Three things are happening simultaneously across APAC that make 2025 the inflection point for compliance automation:
- Regulatory requirements are increasing in volume and complexity
- Enforcement is tightening — regulators are moving from guidance to penalties
- Compliance talent is scarce and expensive
These three forces create a situation where manual compliance processes simply cannot keep pace. The maths doesn't work: more requirements × stricter enforcement ÷ fewer available people = unsustainable.
The Regulatory Acceleration
Consider what's happened in just the past 18 months across major APAC markets:
Singapore: Enhanced MAS guidelines on technology risk management. New requirements for AI governance in financial services. Strengthened PDPA enforcement with increased penalty caps. E-invoicing mandate alignment with Peppol.
Japan: Qualified invoice system (インボイス制度) now fully enforced. Updated FIEA requirements for electronic records. Revised Act on Protection of Personal Information with tighter cross-border transfer rules.
Indonesia: Mandatory e-Faktur for all VAT-registered entities. New OJK requirements for financial technology companies. Updated data localisation requirements.
Australia: Enhanced ASIC corporate reporting requirements. New mandatory climate-related financial disclosures. Updated AML/CTF compliance obligations.

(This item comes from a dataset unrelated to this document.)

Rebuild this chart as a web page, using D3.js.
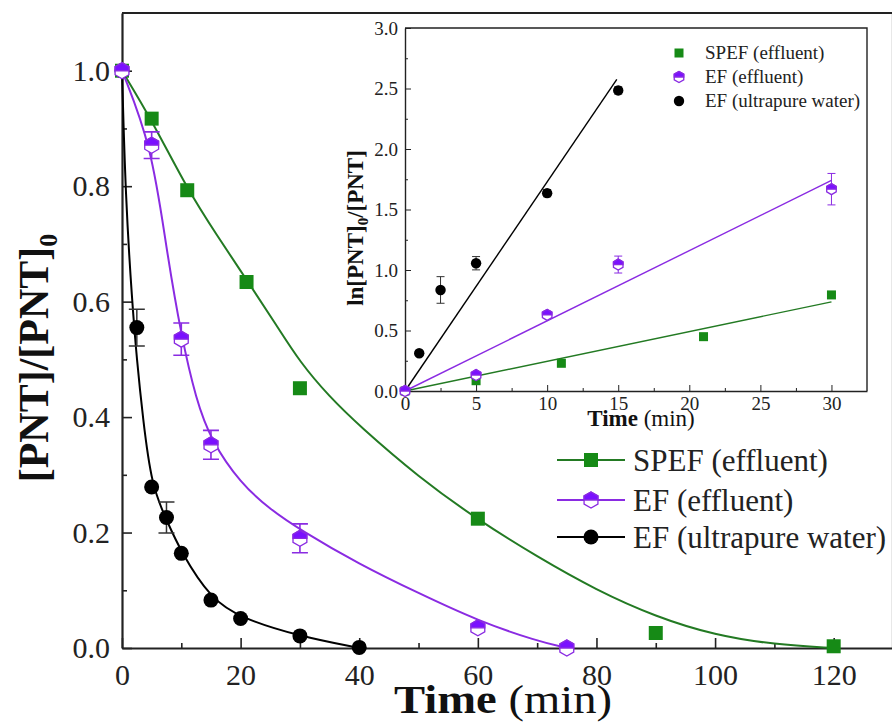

Thailand: PDPA enforcement operationalised with investigations underway. New Bank of Thailand cybersecurity regulations. Updated Revenue Department e-Tax Invoice requirements.
Each of these changes requires compliance teams to: understand the new requirement, assess the impact on current operations, update procedures, retrain staff, and demonstrate compliance. For a company operating across all five markets, the cumulative burden is enormous.
The Talent Constraint
Compliance professionals in APAC — particularly those with multi-jurisdictional experience — are in high demand. Salaries are rising, turnover is increasing, and the pipeline of experienced compliance talent isn't growing fast enough.
This creates a structural problem. Even if you could afford to hire more compliance professionals (and many mid-market companies can't), there aren't enough experienced ones available. And even the best compliance team can't manually track regulatory changes across six markets, process thousands of documents monthly, and maintain comprehensive audit trails — not without working unsustainable hours.
What Compliance Automation Actually Looks Like
Compliance automation isn't about replacing compliance judgment with AI. It's about automating the information gathering, document processing, rule application, and reporting that consume 60-70% of compliance professionals' time — freeing them to focus on the interpretation, judgment, and relationship management that actually requires human expertise.
Regulatory monitoring: Automated tracking of regulatory changes across jurisdictions, with impact assessment routing to relevant compliance owners.
Document processing: Automated extraction and validation of compliance-relevant data from incoming documents — invoices, contracts, permits, certifications — against encoded regulatory rules.
Audit trail generation: Automatic logging of every compliance-relevant action, decision, and exception — not as a retrospective exercise, but as a real-time byproduct of processing.
Reporting automation: Compliance reports generated automatically from structured data, formatted to regulatory specifications, and ready for review rather than assembly.
Exception management: When automated processing identifies a potential compliance issue, the case is packaged with all relevant context and routed to the right human for decision — not left in an email queue.
The ROI Case
The financial case for compliance automation has three components:
Direct cost reduction: Fewer hours spent on routine processing means either fewer FTEs or redeployment of existing FTEs to higher-value work.
Risk cost reduction: Automated compliance processes have lower error rates, more complete audit trails, and faster exception resolution — all of which reduce the probability and cost of compliance failures.
Opportunity cost recovery: When compliance professionals spend their time on risk assessment and advisory rather than data entry and report assembly, the quality of compliance decision-making improves.
But the most compelling argument isn't financial. It's operational sustainability. Manual compliance processes that barely keep up today will not keep up tomorrow, as regulatory requirements continue to increase. Automation isn't about optimising the current state — it's about ensuring you can operate in the future state.